→ Material provided:
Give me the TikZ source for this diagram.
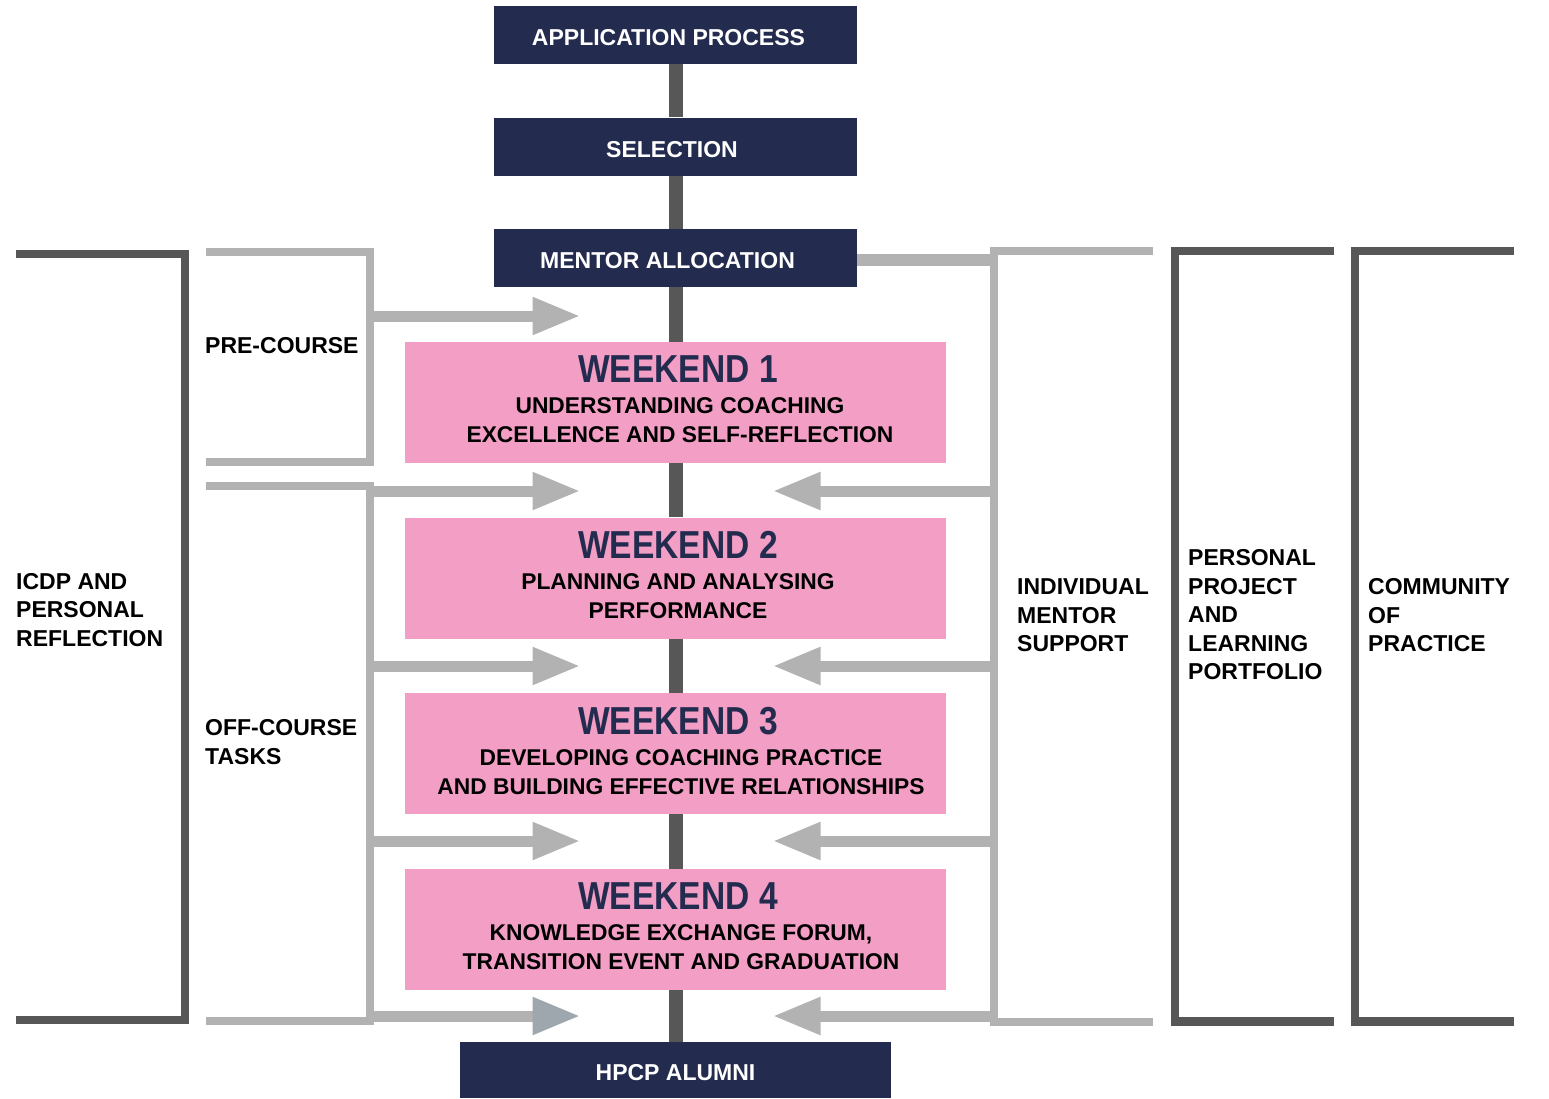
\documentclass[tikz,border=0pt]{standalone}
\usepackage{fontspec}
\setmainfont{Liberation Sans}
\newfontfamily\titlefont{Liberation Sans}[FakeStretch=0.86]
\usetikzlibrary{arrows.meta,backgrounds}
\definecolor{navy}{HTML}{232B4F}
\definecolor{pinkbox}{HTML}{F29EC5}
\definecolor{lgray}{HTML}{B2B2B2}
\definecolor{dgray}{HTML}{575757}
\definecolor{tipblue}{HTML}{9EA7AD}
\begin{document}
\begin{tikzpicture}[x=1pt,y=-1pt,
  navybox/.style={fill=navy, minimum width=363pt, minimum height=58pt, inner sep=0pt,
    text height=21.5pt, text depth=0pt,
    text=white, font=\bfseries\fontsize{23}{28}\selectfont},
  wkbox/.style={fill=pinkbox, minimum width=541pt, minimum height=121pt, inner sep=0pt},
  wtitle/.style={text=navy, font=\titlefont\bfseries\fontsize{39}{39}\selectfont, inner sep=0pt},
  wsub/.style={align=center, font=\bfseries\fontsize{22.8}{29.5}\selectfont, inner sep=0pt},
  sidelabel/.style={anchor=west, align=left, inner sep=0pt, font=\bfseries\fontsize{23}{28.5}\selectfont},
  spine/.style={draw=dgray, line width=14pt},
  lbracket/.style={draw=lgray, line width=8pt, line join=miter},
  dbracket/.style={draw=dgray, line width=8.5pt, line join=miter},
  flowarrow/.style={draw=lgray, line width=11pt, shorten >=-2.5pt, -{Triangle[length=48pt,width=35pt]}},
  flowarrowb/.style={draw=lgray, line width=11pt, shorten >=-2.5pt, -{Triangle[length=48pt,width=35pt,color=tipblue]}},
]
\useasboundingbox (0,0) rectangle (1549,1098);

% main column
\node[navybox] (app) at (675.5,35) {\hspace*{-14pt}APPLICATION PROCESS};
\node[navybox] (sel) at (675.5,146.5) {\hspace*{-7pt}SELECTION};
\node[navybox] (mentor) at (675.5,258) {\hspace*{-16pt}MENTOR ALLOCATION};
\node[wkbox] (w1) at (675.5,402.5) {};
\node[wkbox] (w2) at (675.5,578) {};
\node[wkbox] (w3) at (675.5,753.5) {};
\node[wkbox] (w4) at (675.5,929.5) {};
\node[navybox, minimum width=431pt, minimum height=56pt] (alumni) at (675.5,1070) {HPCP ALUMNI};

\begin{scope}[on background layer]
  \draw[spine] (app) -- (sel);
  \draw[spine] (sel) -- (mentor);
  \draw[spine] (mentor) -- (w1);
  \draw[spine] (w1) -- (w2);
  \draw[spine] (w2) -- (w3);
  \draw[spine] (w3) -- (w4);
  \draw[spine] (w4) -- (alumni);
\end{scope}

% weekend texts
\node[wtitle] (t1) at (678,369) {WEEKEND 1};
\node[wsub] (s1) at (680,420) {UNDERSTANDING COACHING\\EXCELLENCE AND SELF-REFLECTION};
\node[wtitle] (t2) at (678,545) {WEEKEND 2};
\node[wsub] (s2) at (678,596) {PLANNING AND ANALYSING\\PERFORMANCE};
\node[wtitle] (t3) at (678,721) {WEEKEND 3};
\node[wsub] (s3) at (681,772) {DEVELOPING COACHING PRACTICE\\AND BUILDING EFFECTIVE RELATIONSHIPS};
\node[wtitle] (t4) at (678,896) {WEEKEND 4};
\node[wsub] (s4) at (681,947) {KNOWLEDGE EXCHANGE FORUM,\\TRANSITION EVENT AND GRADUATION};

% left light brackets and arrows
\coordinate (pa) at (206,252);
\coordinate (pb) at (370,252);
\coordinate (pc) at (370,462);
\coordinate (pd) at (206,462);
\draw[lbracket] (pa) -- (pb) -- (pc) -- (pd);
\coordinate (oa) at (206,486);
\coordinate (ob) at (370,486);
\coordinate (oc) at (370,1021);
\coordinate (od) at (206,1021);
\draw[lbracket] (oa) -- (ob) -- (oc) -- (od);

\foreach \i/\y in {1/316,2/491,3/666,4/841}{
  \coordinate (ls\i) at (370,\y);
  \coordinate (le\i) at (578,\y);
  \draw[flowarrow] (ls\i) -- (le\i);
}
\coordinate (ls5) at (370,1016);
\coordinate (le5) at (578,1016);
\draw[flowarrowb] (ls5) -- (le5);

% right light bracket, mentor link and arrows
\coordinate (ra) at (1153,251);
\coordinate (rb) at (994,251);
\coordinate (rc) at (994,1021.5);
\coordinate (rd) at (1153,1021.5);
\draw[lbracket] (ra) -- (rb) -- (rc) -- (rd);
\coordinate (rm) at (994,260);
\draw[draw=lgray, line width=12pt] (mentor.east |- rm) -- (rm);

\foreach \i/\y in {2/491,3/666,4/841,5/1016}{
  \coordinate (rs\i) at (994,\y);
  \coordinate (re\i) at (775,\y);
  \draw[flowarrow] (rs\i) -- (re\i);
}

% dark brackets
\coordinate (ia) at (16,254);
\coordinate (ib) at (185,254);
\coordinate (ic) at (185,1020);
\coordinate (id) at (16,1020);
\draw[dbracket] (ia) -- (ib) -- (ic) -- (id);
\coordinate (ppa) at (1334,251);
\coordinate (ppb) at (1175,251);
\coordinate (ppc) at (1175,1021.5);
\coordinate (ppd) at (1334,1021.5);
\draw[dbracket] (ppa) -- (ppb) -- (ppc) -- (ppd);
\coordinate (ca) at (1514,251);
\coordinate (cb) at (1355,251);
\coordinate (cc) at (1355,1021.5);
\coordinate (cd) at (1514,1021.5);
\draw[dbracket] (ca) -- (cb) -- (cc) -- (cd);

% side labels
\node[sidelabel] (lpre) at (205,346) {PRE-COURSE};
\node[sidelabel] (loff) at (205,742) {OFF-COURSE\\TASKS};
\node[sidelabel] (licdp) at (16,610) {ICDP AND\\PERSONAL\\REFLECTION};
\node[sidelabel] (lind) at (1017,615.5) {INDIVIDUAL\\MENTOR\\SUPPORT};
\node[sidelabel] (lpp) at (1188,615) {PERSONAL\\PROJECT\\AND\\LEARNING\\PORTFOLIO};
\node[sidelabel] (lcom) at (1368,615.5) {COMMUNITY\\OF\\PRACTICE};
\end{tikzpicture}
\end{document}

→ Exercise directions: Set down the complete material exactly, but do not include the images.

→ Finished task:
Give me the TikZ source for this diagram.
\documentclass[tikz,border=0pt]{standalone}
\usepackage{fontspec}
\setmainfont{Liberation Sans}
\newfontfamily\titlefont{Liberation Sans}[FakeStretch=0.86]
\usetikzlibrary{arrows.meta,backgrounds}
\definecolor{navy}{HTML}{232B4F}
\definecolor{pinkbox}{HTML}{F29EC5}
\definecolor{lgray}{HTML}{B2B2B2}
\definecolor{dgray}{HTML}{575757}
\definecolor{tipblue}{HTML}{9EA7AD}
\begin{document}
\begin{tikzpicture}[x=1pt,y=-1pt,
  navybox/.style={fill=navy, minimum width=363pt, minimum height=58pt, inner sep=0pt,
    text height=21.5pt, text depth=0pt,
    text=white, font=\bfseries\fontsize{23}{28}\selectfont},
  wkbox/.style={fill=pinkbox, minimum width=541pt, minimum height=121pt, inner sep=0pt},
  wtitle/.style={text=navy, font=\titlefont\bfseries\fontsize{39}{39}\selectfont, inner sep=0pt},
  wsub/.style={align=center, font=\bfseries\fontsize{22.8}{29.5}\selectfont, inner sep=0pt},
  sidelabel/.style={anchor=west, align=left, inner sep=0pt, font=\bfseries\fontsize{23}{28.5}\selectfont},
  spine/.style={draw=dgray, line width=14pt},
  lbracket/.style={draw=lgray, line width=8pt, line join=miter},
  dbracket/.style={draw=dgray, line width=8.5pt, line join=miter},
  flowarrow/.style={draw=lgray, line width=11pt, shorten >=-2.5pt, -{Triangle[length=48pt,width=35pt]}},
  flowarrowb/.style={draw=lgray, line width=11pt, shorten >=-2.5pt, -{Triangle[length=48pt,width=35pt,color=tipblue]}},
]
\useasboundingbox (0,0) rectangle (1549,1098);

% main column
\node[navybox] (app) at (675.5,35) {\hspace*{-14pt}APPLICATION PROCESS};
\node[navybox] (sel) at (675.5,146.5) {\hspace*{-7pt}SELECTION};
\node[navybox] (mentor) at (675.5,258) {\hspace*{-16pt}MENTOR ALLOCATION};
\node[wkbox] (w1) at (675.5,402.5) {};
\node[wkbox] (w2) at (675.5,578) {};
\node[wkbox] (w3) at (675.5,753.5) {};
\node[wkbox] (w4) at (675.5,929.5) {};
\node[navybox, minimum width=431pt, minimum height=56pt] (alumni) at (675.5,1070) {HPCP ALUMNI};

\begin{scope}[on background layer]
  \draw[spine] (app) -- (sel);
  \draw[spine] (sel) -- (mentor);
  \draw[spine] (mentor) -- (w1);
  \draw[spine] (w1) -- (w2);
  \draw[spine] (w2) -- (w3);
  \draw[spine] (w3) -- (w4);
  \draw[spine] (w4) -- (alumni);
\end{scope}

% weekend texts
\node[wtitle] (t1) at (678,369) {WEEKEND 1};
\node[wsub] (s1) at (680,420) {UNDERSTANDING COACHING\\EXCELLENCE AND SELF-REFLECTION};
\node[wtitle] (t2) at (678,545) {WEEKEND 2};
\node[wsub] (s2) at (678,596) {PLANNING AND ANALYSING\\PERFORMANCE};
\node[wtitle] (t3) at (678,721) {WEEKEND 3};
\node[wsub] (s3) at (681,772) {DEVELOPING COACHING PRACTICE\\AND BUILDING EFFECTIVE RELATIONSHIPS};
\node[wtitle] (t4) at (678,896) {WEEKEND 4};
\node[wsub] (s4) at (681,947) {KNOWLEDGE EXCHANGE FORUM,\\TRANSITION EVENT AND GRADUATION};

% left light brackets and arrows
\coordinate (pa) at (206,252);
\coordinate (pb) at (370,252);
\coordinate (pc) at (370,462);
\coordinate (pd) at (206,462);
\draw[lbracket] (pa) -- (pb) -- (pc) -- (pd);
\coordinate (oa) at (206,486);
\coordinate (ob) at (370,486);
\coordinate (oc) at (370,1021);
\coordinate (od) at (206,1021);
\draw[lbracket] (oa) -- (ob) -- (oc) -- (od);

\foreach \i/\y in {1/316,2/491,3/666,4/841}{
  \coordinate (ls\i) at (370,\y);
  \coordinate (le\i) at (578,\y);
  \draw[flowarrow] (ls\i) -- (le\i);
}
\coordinate (ls5) at (370,1016);
\coordinate (le5) at (578,1016);
\draw[flowarrowb] (ls5) -- (le5);

% right light bracket, mentor link and arrows
\coordinate (ra) at (1153,251);
\coordinate (rb) at (994,251);
\coordinate (rc) at (994,1021.5);
\coordinate (rd) at (1153,1021.5);
\draw[lbracket] (ra) -- (rb) -- (rc) -- (rd);
\coordinate (rm) at (994,260);
\draw[draw=lgray, line width=12pt] (mentor.east |- rm) -- (rm);

\foreach \i/\y in {2/491,3/666,4/841,5/1016}{
  \coordinate (rs\i) at (994,\y);
  \coordinate (re\i) at (775,\y);
  \draw[flowarrow] (rs\i) -- (re\i);
}

% dark brackets
\coordinate (ia) at (16,254);
\coordinate (ib) at (185,254);
\coordinate (ic) at (185,1020);
\coordinate (id) at (16,1020);
\draw[dbracket] (ia) -- (ib) -- (ic) -- (id);
\coordinate (ppa) at (1334,251);
\coordinate (ppb) at (1175,251);
\coordinate (ppc) at (1175,1021.5);
\coordinate (ppd) at (1334,1021.5);
\draw[dbracket] (ppa) -- (ppb) -- (ppc) -- (ppd);
\coordinate (ca) at (1514,251);
\coordinate (cb) at (1355,251);
\coordinate (cc) at (1355,1021.5);
\coordinate (cd) at (1514,1021.5);
\draw[dbracket] (ca) -- (cb) -- (cc) -- (cd);

% side labels
\node[sidelabel] (lpre) at (205,346) {PRE-COURSE};
\node[sidelabel] (loff) at (205,742) {OFF-COURSE\\TASKS};
\node[sidelabel] (licdp) at (16,610) {ICDP AND\\PERSONAL\\REFLECTION};
\node[sidelabel] (lind) at (1017,615.5) {INDIVIDUAL\\MENTOR\\SUPPORT};
\node[sidelabel] (lpp) at (1188,615) {PERSONAL\\PROJECT\\AND\\LEARNING\\PORTFOLIO};
\node[sidelabel] (lcom) at (1368,615.5) {COMMUNITY\\OF\\PRACTICE};
\end{tikzpicture}
\end{document}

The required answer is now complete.